_Task instructions:_
Pictures excluded, return the lines below from the first through the line holding "const yTickValues = [0, 0.2, 0.4, 0.6, 0.8, 1.0, 1.2];".

_Data excerpt:_
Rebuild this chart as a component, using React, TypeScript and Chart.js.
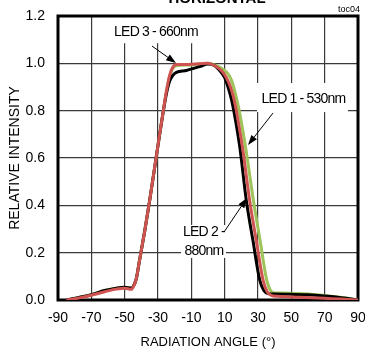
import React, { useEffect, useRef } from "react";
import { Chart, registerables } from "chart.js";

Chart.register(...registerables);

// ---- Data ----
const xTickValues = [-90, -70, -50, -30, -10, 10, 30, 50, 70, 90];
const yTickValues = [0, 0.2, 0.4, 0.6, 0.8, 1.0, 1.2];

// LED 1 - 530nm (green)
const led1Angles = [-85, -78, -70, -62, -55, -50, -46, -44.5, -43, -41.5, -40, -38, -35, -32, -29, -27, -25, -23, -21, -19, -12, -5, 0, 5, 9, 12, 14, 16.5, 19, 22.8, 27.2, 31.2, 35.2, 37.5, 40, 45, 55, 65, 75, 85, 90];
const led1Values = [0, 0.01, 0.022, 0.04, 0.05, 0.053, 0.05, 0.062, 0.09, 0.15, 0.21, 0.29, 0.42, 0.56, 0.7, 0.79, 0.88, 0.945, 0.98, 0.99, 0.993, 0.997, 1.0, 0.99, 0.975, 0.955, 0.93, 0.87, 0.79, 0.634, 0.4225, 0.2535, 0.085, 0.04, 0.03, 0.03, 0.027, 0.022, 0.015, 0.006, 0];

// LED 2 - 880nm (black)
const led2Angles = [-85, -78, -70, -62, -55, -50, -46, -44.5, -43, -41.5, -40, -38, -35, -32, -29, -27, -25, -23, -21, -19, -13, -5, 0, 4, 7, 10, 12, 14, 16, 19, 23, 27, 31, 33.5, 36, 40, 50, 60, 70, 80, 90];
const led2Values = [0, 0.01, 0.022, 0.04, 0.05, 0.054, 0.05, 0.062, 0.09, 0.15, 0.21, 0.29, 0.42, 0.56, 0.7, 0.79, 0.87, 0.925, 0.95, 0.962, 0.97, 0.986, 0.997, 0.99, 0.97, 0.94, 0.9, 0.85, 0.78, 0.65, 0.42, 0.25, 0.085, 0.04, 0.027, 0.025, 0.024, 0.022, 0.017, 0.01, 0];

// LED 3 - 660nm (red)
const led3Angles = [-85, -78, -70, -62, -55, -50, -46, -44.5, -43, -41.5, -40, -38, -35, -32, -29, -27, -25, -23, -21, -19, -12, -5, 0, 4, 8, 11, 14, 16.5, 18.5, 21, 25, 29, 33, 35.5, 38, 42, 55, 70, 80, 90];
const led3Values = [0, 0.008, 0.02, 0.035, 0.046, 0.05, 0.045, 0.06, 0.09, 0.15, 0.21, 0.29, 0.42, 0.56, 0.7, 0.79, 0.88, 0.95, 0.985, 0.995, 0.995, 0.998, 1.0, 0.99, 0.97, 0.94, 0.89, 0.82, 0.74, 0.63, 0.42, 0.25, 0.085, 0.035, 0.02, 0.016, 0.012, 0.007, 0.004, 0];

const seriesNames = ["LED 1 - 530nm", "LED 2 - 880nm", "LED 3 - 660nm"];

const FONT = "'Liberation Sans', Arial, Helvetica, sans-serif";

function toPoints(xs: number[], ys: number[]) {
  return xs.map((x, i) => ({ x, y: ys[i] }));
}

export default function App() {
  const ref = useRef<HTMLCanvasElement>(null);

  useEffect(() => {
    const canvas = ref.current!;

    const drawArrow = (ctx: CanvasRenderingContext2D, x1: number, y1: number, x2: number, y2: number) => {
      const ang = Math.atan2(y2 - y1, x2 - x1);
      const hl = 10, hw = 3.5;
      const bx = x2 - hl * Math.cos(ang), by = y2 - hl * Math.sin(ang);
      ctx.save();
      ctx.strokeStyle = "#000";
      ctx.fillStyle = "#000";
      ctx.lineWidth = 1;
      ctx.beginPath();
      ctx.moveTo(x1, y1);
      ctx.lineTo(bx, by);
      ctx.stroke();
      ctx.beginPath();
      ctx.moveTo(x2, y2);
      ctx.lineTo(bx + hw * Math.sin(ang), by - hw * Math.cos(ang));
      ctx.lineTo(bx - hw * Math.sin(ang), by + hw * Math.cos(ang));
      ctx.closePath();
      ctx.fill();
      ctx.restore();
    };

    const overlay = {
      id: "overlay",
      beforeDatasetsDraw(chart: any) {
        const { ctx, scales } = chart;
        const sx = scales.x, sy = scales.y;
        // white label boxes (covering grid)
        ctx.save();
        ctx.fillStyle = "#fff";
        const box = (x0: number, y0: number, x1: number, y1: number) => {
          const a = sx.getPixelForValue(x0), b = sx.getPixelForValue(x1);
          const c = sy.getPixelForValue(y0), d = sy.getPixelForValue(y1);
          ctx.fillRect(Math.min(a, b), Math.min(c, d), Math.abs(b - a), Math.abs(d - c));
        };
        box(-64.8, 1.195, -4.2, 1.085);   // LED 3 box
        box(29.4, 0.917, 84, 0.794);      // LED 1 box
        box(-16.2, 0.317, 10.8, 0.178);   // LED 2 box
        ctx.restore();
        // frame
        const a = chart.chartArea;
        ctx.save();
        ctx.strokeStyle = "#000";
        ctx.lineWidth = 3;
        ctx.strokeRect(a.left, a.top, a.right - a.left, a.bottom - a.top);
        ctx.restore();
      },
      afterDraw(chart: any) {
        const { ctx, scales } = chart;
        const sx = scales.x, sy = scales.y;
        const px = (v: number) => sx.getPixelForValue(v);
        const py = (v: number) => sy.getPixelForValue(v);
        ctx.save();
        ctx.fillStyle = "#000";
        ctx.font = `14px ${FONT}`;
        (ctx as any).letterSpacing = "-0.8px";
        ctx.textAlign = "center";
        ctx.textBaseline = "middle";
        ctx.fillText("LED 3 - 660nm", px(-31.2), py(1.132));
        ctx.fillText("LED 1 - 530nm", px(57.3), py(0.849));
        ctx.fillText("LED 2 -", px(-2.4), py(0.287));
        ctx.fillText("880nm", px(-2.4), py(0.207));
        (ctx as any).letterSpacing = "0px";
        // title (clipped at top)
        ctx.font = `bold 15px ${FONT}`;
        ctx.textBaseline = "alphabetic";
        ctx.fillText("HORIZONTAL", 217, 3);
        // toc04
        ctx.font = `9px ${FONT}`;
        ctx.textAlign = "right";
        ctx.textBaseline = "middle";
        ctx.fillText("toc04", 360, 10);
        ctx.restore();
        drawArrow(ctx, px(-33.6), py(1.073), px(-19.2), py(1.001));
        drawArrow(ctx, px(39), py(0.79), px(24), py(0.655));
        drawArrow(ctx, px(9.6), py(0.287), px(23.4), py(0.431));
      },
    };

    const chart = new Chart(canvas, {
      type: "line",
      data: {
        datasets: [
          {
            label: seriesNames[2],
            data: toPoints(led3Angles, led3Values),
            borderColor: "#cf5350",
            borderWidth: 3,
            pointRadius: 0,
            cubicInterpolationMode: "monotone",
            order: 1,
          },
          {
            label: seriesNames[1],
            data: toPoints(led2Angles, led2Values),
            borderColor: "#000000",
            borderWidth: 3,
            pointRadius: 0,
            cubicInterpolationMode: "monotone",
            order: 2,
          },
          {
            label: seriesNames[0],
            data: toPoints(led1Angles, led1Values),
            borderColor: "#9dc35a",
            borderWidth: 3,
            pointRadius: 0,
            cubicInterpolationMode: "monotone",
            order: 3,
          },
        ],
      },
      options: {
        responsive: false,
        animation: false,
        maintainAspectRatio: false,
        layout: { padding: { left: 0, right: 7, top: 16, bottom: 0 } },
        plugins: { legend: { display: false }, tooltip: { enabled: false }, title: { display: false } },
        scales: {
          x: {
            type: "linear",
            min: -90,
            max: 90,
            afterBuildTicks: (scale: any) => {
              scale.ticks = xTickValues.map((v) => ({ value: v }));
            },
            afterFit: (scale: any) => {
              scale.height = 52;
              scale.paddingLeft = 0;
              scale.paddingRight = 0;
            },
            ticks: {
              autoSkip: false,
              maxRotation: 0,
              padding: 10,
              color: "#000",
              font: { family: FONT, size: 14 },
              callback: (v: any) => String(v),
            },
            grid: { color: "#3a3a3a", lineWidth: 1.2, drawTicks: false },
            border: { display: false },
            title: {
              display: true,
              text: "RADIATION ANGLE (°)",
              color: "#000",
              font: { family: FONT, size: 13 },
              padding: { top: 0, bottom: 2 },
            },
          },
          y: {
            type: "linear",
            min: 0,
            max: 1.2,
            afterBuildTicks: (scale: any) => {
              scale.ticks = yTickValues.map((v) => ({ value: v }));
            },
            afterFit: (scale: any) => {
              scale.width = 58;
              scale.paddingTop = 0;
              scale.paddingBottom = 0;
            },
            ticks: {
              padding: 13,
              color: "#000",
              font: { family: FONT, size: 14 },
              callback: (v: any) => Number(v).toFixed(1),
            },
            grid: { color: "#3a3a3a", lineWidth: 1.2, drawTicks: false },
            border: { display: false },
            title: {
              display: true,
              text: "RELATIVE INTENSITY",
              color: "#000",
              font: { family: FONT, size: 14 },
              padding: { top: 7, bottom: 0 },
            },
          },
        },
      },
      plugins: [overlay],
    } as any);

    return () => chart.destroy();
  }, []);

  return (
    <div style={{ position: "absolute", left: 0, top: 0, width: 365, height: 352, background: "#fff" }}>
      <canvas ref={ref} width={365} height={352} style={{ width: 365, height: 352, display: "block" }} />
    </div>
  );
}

_Result of the exercise:_
Rebuild this chart as a component, using React, TypeScript and Chart.js.
import React, { useEffect, useRef } from "react";
import { Chart, registerables } from "chart.js";

Chart.register(...registerables);

// ---- Data ----
const xTickValues = [-90, -70, -50, -30, -10, 10, 30, 50, 70, 90];
const yTickValues = [0, 0.2, 0.4, 0.6, 0.8, 1.0, 1.2];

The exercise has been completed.